Because of this, he was able to identify and avoid proxy servers tasked with sniffing network traffic. Because these servers were managed by a third-party company, Zhang rerouted traffic to backup proxy servers, managed by KCG, to hide the data transfers that exfiltrated the proprietary source code to a remote server.

Zhang confessed to fellow employee

After KCG cut off Zhang’s access to all his work accounts on Sunday, the next day, on Monday, Zhang admitted his wrongdoings in an email sent to a KCG employee, Zhang’s former supervisor.

According to the email, obtained by the FBI, Zhang said he knew this [blocking of his accounts] “would happen because [of] what I did in the past few days and Saturday.”

“I am still questioning myself why I did that,” Zhang added.

In the email, Zhang admitted to planting malware on the company’s servers and remotely accessing the accounts of several other KCG employees, besides the quantitive analyst who initially detected his actions.

Zhang says he feared for his job

The email then continued with Zhang explaining to the other KCG employee that he took these extreme actions because he heard of a potential acquisition and feared he would lose his job after the acquisition’s completion.
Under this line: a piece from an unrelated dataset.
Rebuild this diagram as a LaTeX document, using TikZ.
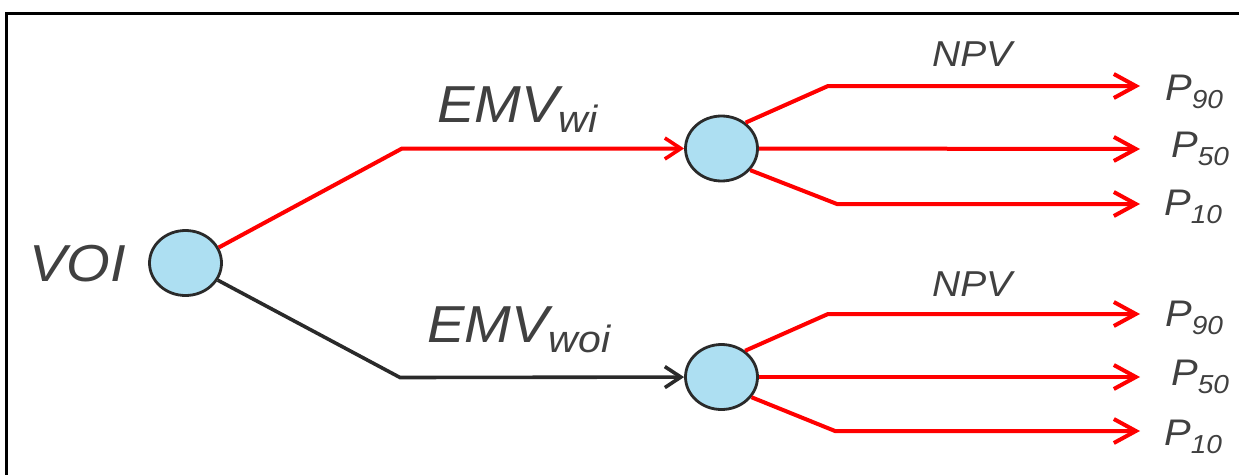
\documentclass[tikz,border=0pt]{standalone}
\usepackage{fontspec}
\setmainfont{Liberation Sans}
\usetikzlibrary{shapes.geometric,arrows.meta}
\definecolor{nodeblue}{HTML}{ADDFF2}
\definecolor{txtgray}{HTML}{404040}
\definecolor{edgegray}{HTML}{2A2A2A}
\tikzset{
  chance/.style={ellipse, draw=edgegray, line width=2.8pt, fill=nodeblue, inner sep=0pt, minimum width=72pt, minimum height=65pt},
  redline/.style={draw=red, line width=4pt, line join=miter},
  blackline/.style={draw=edgegray, line width=3.6pt},
  smalltip/.style={-{Straight Barb[length=16pt,width=21pt,line width=3.6pt]}},
  bigtip/.style={-{Straight Barb[length=22pt,width=24pt,line width=4pt]}},
  lab/.style={anchor=base west, inner sep=0pt, text=txtgray, font=\itshape},
}
\newcommand{\wide}[1]{\scalebox{1.08}[1]{#1}}
\newcommand{\bigfont}{\fontsize{52}{52}\selectfont}
\newcommand{\subfont}{\fontsize{38}{38}\selectfont}
\newcommand{\pfont}{\fontsize{37}{37}\selectfont}
\newcommand{\psubfont}{\fontsize{26}{26}\selectfont}
\newcommand{\npvfont}{\fontsize{36}{36}\selectfont}
\begin{document}
\begin{tikzpicture}[x=1pt,y=-1pt]
\useasboundingbox (0,0) rectangle (1239,474);
\clip (0,0) rectangle (1239,474);
\draw[line width=3pt] (6.5,13) rectangle (1270,500);

% chance nodes
\node[chance] (voi) at (185.5,263) {};
\node[chance] (n1) at (721.5,148.5) {};
\node[chance] (n2) at (721.5,377) {};

% bends and ends
\coordinate (b1) at (402,148.5);
\coordinate (b2) at (400,377.5);
\coordinate (c1) at (828,86);
\coordinate (c3) at (837,204);
\coordinate (c4) at (828,314);
\coordinate (c6) at (835,431);
\coordinate (e1) at (1140,86);
\coordinate (e2) at (1140,149);
\coordinate (e3) at (1140,204);
\coordinate (e4) at (1140,314);
\coordinate (e5) at (1140,377);
\coordinate (e6) at (1140,431);

% first level
\draw[redline, smalltip] (voi.25) -- (b1) -- (n1);
\draw[blackline, smalltip] (voi.-28) -- (b2) -- (n2);

% second level, upper
\draw[redline, bigtip] (n1.47) -- (c1) -- (e1);
\draw[redline, bigtip] (n1.east) -- (e2);
\draw[redline, bigtip] (n1.-37) -- (c3) -- (e3);
% second level, lower
\draw[redline, bigtip] (n2.48) -- (c4) -- (e4);
\draw[redline, bigtip] (n2.east) -- (e5);
\draw[redline, bigtip] (n2.-34) -- (c6) -- (e6);

% labels
\node[lab] (tvoi) at (29,281) {\wide{\bigfont VOI}};
\node[lab] (temv1) at (437,122) {\wide{\bigfont EMV\raisebox{-10pt}{\subfont wi}}};
\node[lab] (temv2) at (427,342) {\wide{\bigfont EMV\raisebox{-10pt}{\subfont woi}}};
\node[lab] (tnpv1) at (932,66) {\wide{\npvfont NPV}};
\node[lab] (tnpv2) at (932,296) {\wide{\npvfont NPV}};

\node[lab] (p1) at (1165,100) {\wide{\pfont P\raisebox{-8pt}{\psubfont 90}}};
\node[lab] (p2) at (1171,157) {\wide{\pfont P\raisebox{-8pt}{\psubfont 50}}};
\node[lab] (p3) at (1164,215) {\wide{\pfont P\raisebox{-8pt}{\psubfont 10}}};
\node[lab] (p4) at (1165,326) {\wide{\pfont P\raisebox{-8pt}{\psubfont 90}}};
\node[lab] (p5) at (1171,385) {\wide{\pfont P\raisebox{-8pt}{\psubfont 50}}};
\node[lab] (p6) at (1164,445) {\wide{\pfont P\raisebox{-8pt}{\psubfont 10}}};
\end{tikzpicture}
\end{document}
He started hacking other employees looking for more information on the company’s plans. Yet, this doesn’t explain why he stole the company’s source code.

On Friday, April 7, Virtu Financial, Inc. agreed to purchase KCG for almost $1.4 billion.

The Department of Justice charged Zhang with one count of theft of trade secrets, which carries a maximum sentence of 10 years in prison and a maximum fine of $250,000 or twice the gross gain or loss from the offense.